Although, trade links and random exchange of visits have taken place in all the following centuries, it was in the 17th Century when relations between England and the Duchy of Courland (Western part of Latvia) considerably expanded both economically and politically. During the Reign of Duke Jacob the Duchy of Courland had diplomatic and consular representatives in London and Newcastle. According to the Agreement between Duke Jacob and King Charles II, the Duchy of Courland attained the rights for the Caribbean island of Tobago. Trade links remained to be strong in the centuries that followed, with the cooperation in the shipbuilding industry being the most important part of it.
The United Kingdom was the first country to recognize the independence of Latvia de facto on November 11, 1918, a week before the Republic of Latvia was proclaimed. The participation of the UK military forces in the battles for the liberation of Latvia, which took lives of numerous British soldiers, is one of many reasons why the Latvian society perceives the UK as a country amicable to Latvia. At the beginning of 1919 when Latvia was occupied by the Bolsheviks, the British ship "Saratov" stationed in Liepaja for a short period became a shelter for the temporary Government of Latvia and its head Mr. Karlis Ulmanis. On January 26, 1921 the UK recognised the independence of Latvia de iure.
After the occupation of Latvia by Soviet army on 17 June 1940 Mr Karlis Zarins, Latvian Ambassador in London, was representing the Government of the Republic of Latvia in Western Europe. In May 1940 when the national security situation became uncertain the Government assigned Ambassador Zarins the extraordinary powers. Thanks to the patriotism and tireless efforts of Mr Zarins and other diplomats the Latvian Representation in London remained opened during the whole occupation period of Latvia. Therefore, continuation of de iure existence of the Republic of Latvia was preserved.
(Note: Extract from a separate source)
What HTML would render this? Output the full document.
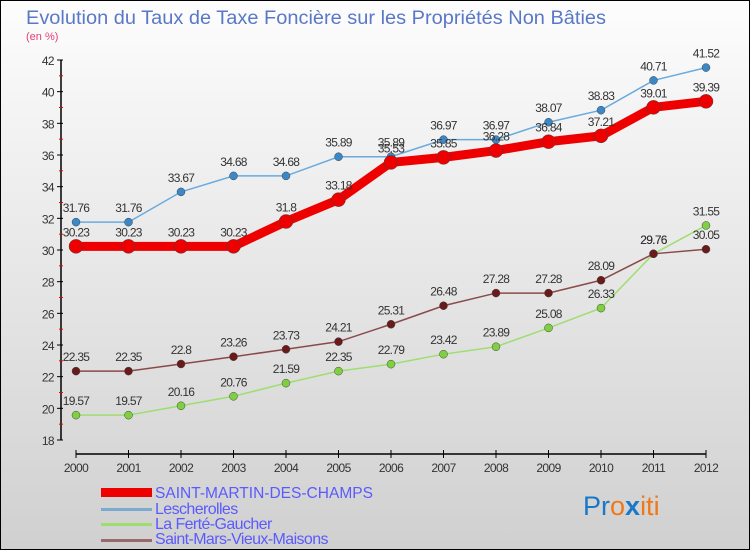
<!DOCTYPE html>
<html><head><meta charset="utf-8"><style>
body{margin:0}
#c{width:750px;height:550px;position:relative;box-sizing:border-box;border:1px solid #000;background:linear-gradient(#fdfdfd,#d0d0d0);font-family:"Liberation Sans",sans-serif;overflow:hidden}
</style></head><body>
<div id="c">
<svg width="750" height="550" style="position:absolute;left:-1px;top:-1px" id="svg">
<text x="26" y="24" font-size="19" fill="#5a78c8" textLength="580" lengthAdjust="spacingAndGlyphs">Evolution du Taux de Taxe Foncière sur les Propriétés Non Bâties</text>
<text x="26" y="40" font-size="11" fill="#e04070">(en %)</text>
<g id="axes"></g><g id="series"></g>
<g>
<rect x="101" y="488" width="51" height="9" fill="#e00"/>
<text x="155" y="498" font-size="16" fill="#5a5aff" textLength="218" lengthAdjust="spacingAndGlyphs">SAINT-MARTIN-DES-CHAMPS</text>
<rect x="101" y="508" width="51" height="3" fill="#7aaad0"/>
<text x="155" y="514" font-size="16" fill="#5a5aff" letter-spacing="-0.6">Lescherolles</text>
<rect x="101" y="523" width="51" height="3" fill="#9ede70"/>
<text x="155" y="529" font-size="16" fill="#5a5aff" letter-spacing="-0.6">La Ferté-Gaucher</text>
<rect x="101" y="539" width="51" height="3" fill="#9a6a6a"/>
<text x="155" y="544" font-size="16" fill="#5a5aff" letter-spacing="-0.6">Saint-Mars-Vieux-Maisons</text>
</g>
<text x="583" y="515" font-size="27"><tspan fill="#1a78c8">Pr</tspan><tspan fill="#f07818">o</tspan><tspan fill="#1a78c8" font-weight="bold">x</tspan><tspan fill="#f07818">iti</tspan></text>
</svg>
</div>
<script>
const years=["2000","2001","2002","2003","2004","2005","2006","2007","2008","2009","2010","2011","2012"];
const yTicks=[18,20,22,24,26,28,30,32,34,36,38,40,42];
const smdc=[30.23,30.23,30.23,30.23,31.8,33.18,35.53,35.85,36.28,36.84,37.21,39.01,39.39];
const lesch=[31.76,31.76,33.67,34.68,34.68,35.89,35.89,36.97,36.97,38.07,38.83,40.71,41.52];
const ferte=[19.57,19.57,20.16,20.76,21.59,22.35,22.79,23.42,23.89,25.08,26.33,29.76,31.55];
const smvm=[22.35,22.35,22.8,23.26,23.73,24.21,25.31,26.48,27.28,27.28,28.09,29.76,30.05];
const NS="http://www.w3.org/2000/svg";
const X=i=>76+i*(706-76)/(years.length-1);
const Y=v=>440-(v-18)*(380/24);
function mk(t,a,p){const e=document.createElementNS(NS,t);for(const k in a)e.setAttribute(k,a[k]);p.appendChild(e);return e;}
const ax=document.getElementById('axes');
let l=mk('line',{x1:61,y1:60,x2:61,y2:440,stroke:'#000','stroke-width':1.5},ax);


yTicks.forEach(v=>{
 mk('line',{x1:57,x2:63,y1:Y(v),y2:Y(v),stroke:'#000'},ax);
 if(v<42) mk('line',{x1:59,x2:63,y1:Y(v+1),y2:Y(v+1),stroke:'#e00'},ax);
 const t=mk('text',{x:54,y:Y(v)+5,'font-size':12,'text-anchor':'end',fill:'#333','letter-spacing':'-0.6'},ax);
 t.textContent=v;
 
 
});
l=mk('line',{x1:76,y1:454,x2:706,y2:454,stroke:'#000','stroke-width':1.5},ax);


years.forEach((y,i)=>{
 mk('line',{x1:X(i),x2:X(i),y1:450,y2:458,stroke:'#000'},ax);
 const t=mk('text',{x:X(i),y:472,'font-size':12,'text-anchor':'middle',fill:'#333','letter-spacing':'-0.6'},ax);
 t.textContent=y;
 
 
});
const sg=document.getElementById('series');
function draw(data,color,w,r,fill,name){
 const g=mk('g',{},sg);
 
 
 const p=mk('polyline',{points:data.map((v,i)=>X(i)+','+Y(v)).join(' '),fill:'none',stroke:color,'stroke-width':w},g);
 
 
 data.forEach((v,i)=>{
  const c=mk('circle',{cx:X(i),cy:Y(v),r:r,fill:fill,stroke:'#444','stroke-width':0.5},g);
  
  
  const t=mk('text',{x:X(i),y:Y(v)-10,'font-size':12,'text-anchor':'middle',fill:'#333','letter-spacing':'-0.7'},g);
  t.textContent=v;
  
  
 });
}
draw(ferte,'#9ede70',1.5,4,'#7ed040','series-la-ferte');
draw(smvm,'#8a4a4a',1.5,4,'#6a1a1a','series-saint-mars');
draw(lesch,'#6aaade',1.5,4,'#3a88c8','series-lescherolles');
draw(smdc,'#e00',9,7,'#e00','series-saint-martin');
</script>
</body></html>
The United Kingdom was one of the countries that never recognized the occupation and incorporation of Latvia into the USSR.
At a time when Latvia regained its independence the representation was headed by Mrs Marie-Anne Zarina, daughter of Ambassador Zarins. The first extraordinary and plenipotentiary Ambassador of Latvia after regaining of independence was Mr Janis Lusis.
On 27 August 1991 jointly with other member countries of the European Community the United Kingdom recognized the restoration of independence of the Republic of Latvia and as early as 8 October the first Ambassador of the UK Mr Richard Samuel arrived in Latvia to open the Embassy.